The historical lesson is always important in illuminating the present, and Finn sums up clearly what is at stake in today's debate about same-sex couples getting married even though they can produce no offspring.  Some 60% of Americans, he reports, including Catholics, agree with the historical consensus about what constitutes marriage: the consent of two people to live together in mutual respect and affection. It all comes down to love.

All too often, people of my generation, especially Catholics, tend to think of marriage as monolithic, unchanged since the Garden of Eden, rather than an evolved understanding of a commitment to love.

Friday, August 2, 2013

The death of darkness

I remember vividly my first encounter with pitch-black night. I was about 10 years old, and my family was visiting my aunt's summer home "out in the country," as we said, far away from the lights of St. Louis.  My mother's alarm at the total lack of light is probably what makes me recall those few nights. I came to see night as a time of fear and danger. In more recent years, I have been aware that the night sky of our cities and sprawling suburbs is not really dark in that natural way it once was.

I thought of this as I skimmed an interesting new book with a fascinating topic, the gradual loss of darkness on Earth: The End of Night by Paul Bogard, whose interests are primarily ecological, though he ranges widely from an opening visit to the Nevada desert, some of the darkest geography left in the U.S.  Two-thirds of Americans and Europeans no longer experience real night, real darkness, he says.

We live in a semi-twilight glow of artificial light, a world marked by light pollution.
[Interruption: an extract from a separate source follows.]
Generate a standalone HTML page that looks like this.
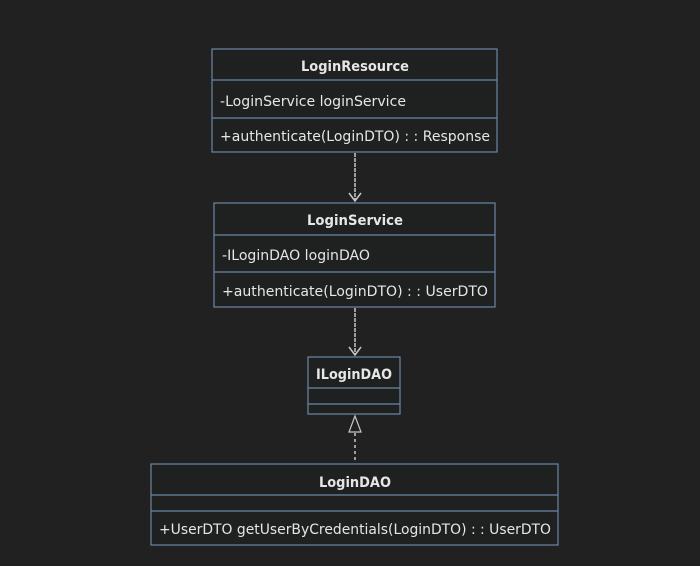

Finding natural darkness in our world, as Bogart shows, can be a challenge. His book is well-written and documented, a collection of revealing facts and insights from various perspectives.

Included, very briefly, is the religious, with two pages or so devoted to darkness in Christian tradition, and with nothing really about the mystical tradition such as John of the Cross's dark night of the soul or Rilke's "I am in love with night."

This spiritual dimension of night is a major part of what interests me about the topic, the parallel between darkness and silence: Just as silence is not the mere absence of sound but a kind of presence or reality in its own right, so it seems that darkness is not the absence of light but, as in so much myth and literature, a creative source of life. The feminine aspect of darkness (the womb) as something quite other than frightening or evil has often been discussed and is beyond Bogard's scope here.

He comes closest to treating such material, in what I have read, in quoting from members of the Native American tradition, who see darkness as a time of healing, as the earth rests. It is a time of rituals and ceremonies when spirits can wander across space and time. At night, says a Cherokee who is interviewed, one should be able to cross into other worlds and other eras, as in ancient times.

One of the striking features easily overlooked about earlier periods in the West, such as the Middle Ages, was the dramatic contrast between the dying of the day and the onset of night, when it was really dark, when people could look up into a velvet-black sky alive with stars and planets, as night's shadow extended into space.

The author does cite the Bible, both the story of Samuel and Christ in the agony of the garden, among many key events that occur in the spiritually alive darkness when the ultimate mystery of God is felt.  If religion tends to "illuminate" and study such things, the stories themselves remind us that darkness has to do with the mystery of being, what the mystics call the "negative way"--that ultimate meaning, or God, is unknowable, obscure.

I am glad to have come across Bogard's book and share his need to celebrate the few dark spots we have left on this artificially illuminated planet and to lament their loss elsewhere. I would welcome more discussion of the creative power and mystery of darkness--as well as the power of light.